Mariana was Monica Dickens's second novel written when she was only twenty-four, and it is based on "her childhood and growing up". It begins with Mary (Mariana is actually the title of a poem by Tennyson, which Mary has the "pleasure" of reciting in drama school) staying in the countryside in a lonely cottage with just her dog, Bingo. Set during WWII, her husband is away fighting in the War. She tunes into the wireless only to discover the British destroyer her husband was on was sunk, and she has no idea whether he has survived. The story then flashes back to her childhood and adolescence.
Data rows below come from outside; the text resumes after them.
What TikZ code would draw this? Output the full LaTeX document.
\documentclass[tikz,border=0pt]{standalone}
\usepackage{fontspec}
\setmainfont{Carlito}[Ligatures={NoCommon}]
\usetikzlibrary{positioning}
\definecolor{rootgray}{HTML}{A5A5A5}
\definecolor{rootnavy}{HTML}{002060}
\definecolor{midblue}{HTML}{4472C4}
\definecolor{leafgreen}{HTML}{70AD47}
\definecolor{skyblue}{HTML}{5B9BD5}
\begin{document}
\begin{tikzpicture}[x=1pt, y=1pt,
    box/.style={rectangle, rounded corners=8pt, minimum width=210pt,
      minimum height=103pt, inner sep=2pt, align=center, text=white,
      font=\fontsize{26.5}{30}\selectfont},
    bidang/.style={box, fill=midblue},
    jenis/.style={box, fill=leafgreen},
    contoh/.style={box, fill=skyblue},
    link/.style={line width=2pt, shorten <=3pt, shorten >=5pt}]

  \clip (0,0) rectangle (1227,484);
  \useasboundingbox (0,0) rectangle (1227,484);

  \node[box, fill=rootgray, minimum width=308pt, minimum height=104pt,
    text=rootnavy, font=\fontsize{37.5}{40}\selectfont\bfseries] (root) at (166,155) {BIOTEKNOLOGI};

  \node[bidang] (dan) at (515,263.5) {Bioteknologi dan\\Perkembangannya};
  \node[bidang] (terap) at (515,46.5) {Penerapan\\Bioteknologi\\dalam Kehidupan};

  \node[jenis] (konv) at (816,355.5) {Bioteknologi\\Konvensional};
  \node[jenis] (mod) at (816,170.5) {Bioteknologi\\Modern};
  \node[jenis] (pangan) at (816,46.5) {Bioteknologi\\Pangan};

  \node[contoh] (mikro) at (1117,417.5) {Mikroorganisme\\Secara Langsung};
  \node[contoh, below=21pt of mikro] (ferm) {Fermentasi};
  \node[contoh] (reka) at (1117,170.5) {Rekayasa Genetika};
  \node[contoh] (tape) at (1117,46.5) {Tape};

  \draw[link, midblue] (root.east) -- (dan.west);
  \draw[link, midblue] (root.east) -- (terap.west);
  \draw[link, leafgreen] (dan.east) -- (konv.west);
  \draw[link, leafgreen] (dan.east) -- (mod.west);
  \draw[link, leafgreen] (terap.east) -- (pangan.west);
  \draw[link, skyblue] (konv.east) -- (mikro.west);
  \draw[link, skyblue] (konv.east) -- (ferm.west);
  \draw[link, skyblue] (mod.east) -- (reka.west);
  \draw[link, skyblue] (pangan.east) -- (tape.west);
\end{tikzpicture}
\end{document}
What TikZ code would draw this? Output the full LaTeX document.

Beginning somewhere around age eleven we follow Mary to the countryside to her family's country home, Charbury, where she spends idyllic summers, and onwards to school, drama school and later to Paris where she learns to be a dressmaker.
It says in the introduction that critics were dismissive of the book due to its subject matter--"crushes, horses, school, raffish uncles, frocks, inconsequential jobs, love affairs." Personally this is what drew me to the book in the first place. Is it bad to want to read a book like this? It is like reading about a slice of life that no longer exists. I thought it quite charming and nostalgic. Mariana has been compared to Dusty Answer by Rosamond Lehmann, Rebecca by Daphne Du Maurier, Pursuit of Love by Nancy Mitford, and I Capture the Castle by Dodie Smith--the latter three I have read (and loved) and wouldn't mind rereading, and the first I have and am looking forward to reading. And yes, I would like to read more of Monica Dickens's work.
You have probably already guessed that Monica was Charles Dickens's granddaughter. He was not the only author in the family. Monica's first book One Pair of Hands was based on her experiences as a cook-general in wealthy British households in the 1930s. She went on to write something like 30 books, and was outsold only by Daphne Du Maurier at the time. It is curious that she started out as a debutante and was presented at court, but later ended up in a variety of professions--probably not entirely suited to her family's situation and station in life. Can you imagine what they must have thought? In any case, I am pleased she wrote about her experiences, because they are a delight to read.
This is my second Persephone Books selection. Earlier this year I read Marghanita Laski's very creepy The Victorian Chaise Longue. And while I am itching to choose another title from my growing collection of Persephones, I am going to try and resist and finish one of my other books first. We'll see how long I can hold out.